Monday, November 10, 2008

Episode 66: How to Visit the Continent

A decade or so ago, I was really lucky to get to go to Italy for three weeks. I went with some friends - Beth, Thom and Giles - who were all far more well-travelled than me and when the plane landed in Milan I was almost electric with excitement. So of course, I was one of only two or three people pulled out of line to be frisked, touched, searched and almost danced with. These jackbooted fascists opened up my luggage and went through every single pair of my boxer briefs. They opened up the box of Breathe Right strips and made me demonstrate how they worked. They asked me if my friends smoked pot. And they did all of this in Italian which despite what you probably think sounds very accusatory, so I of course said "yes!" to everything. Luckily (eh, for my friends), "yes" was a word they didn't seem to know. So after about an hour of stress and frantic worrying about what prison I was going to end up in, they let me go and we then went by bus and train and train and train to Alba, home of the white truffle, where we eight some hilarious eight-thousand dollar meal that was worth every penny. I still don't know how they got that sliver of truffle into the middle of that egg yolk.

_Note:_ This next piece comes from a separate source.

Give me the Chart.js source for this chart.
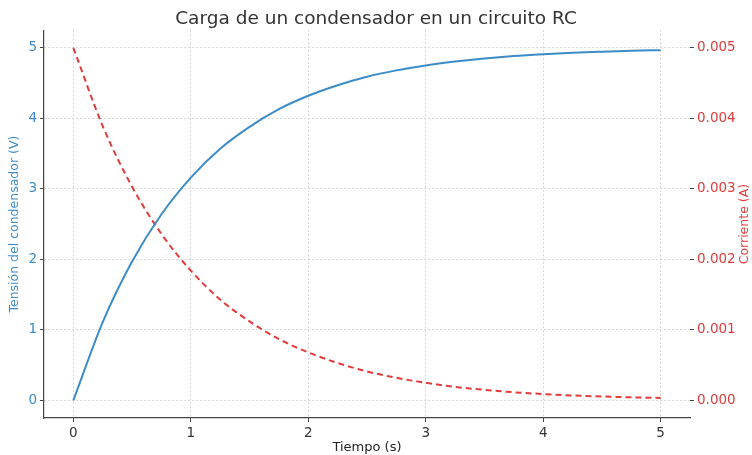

Three weeks later, Beth and Thom and I sat in the middle of a McDonalds in Venice, proclaiming the Filet-o-Fish to be the best single recipe ever invented, a judgement I still stand by.

3 comments:

Unknown said...

>Breathe Right strips

Mr Fuchsia doesn't go anywhere without them. Meanwhile, I carry AmEx.

Unknown said...

I need instruction on how to:

-- polish silver

-- should I really seed tomatoes as so many recipes demand?

-- discourage jerks who drive too close to my bumber on the freeway?

-- behave in the elevator

schmemily said...

Hilarious. I visited Florence for two weeks about eight years ago and had almost the exact same experience at the airport in Milan, only I was leaving rather than arriving. Plus I had also illegally taken the train from Florence without a ticket because I'd run out of money, which I was convinced they were going to figure out.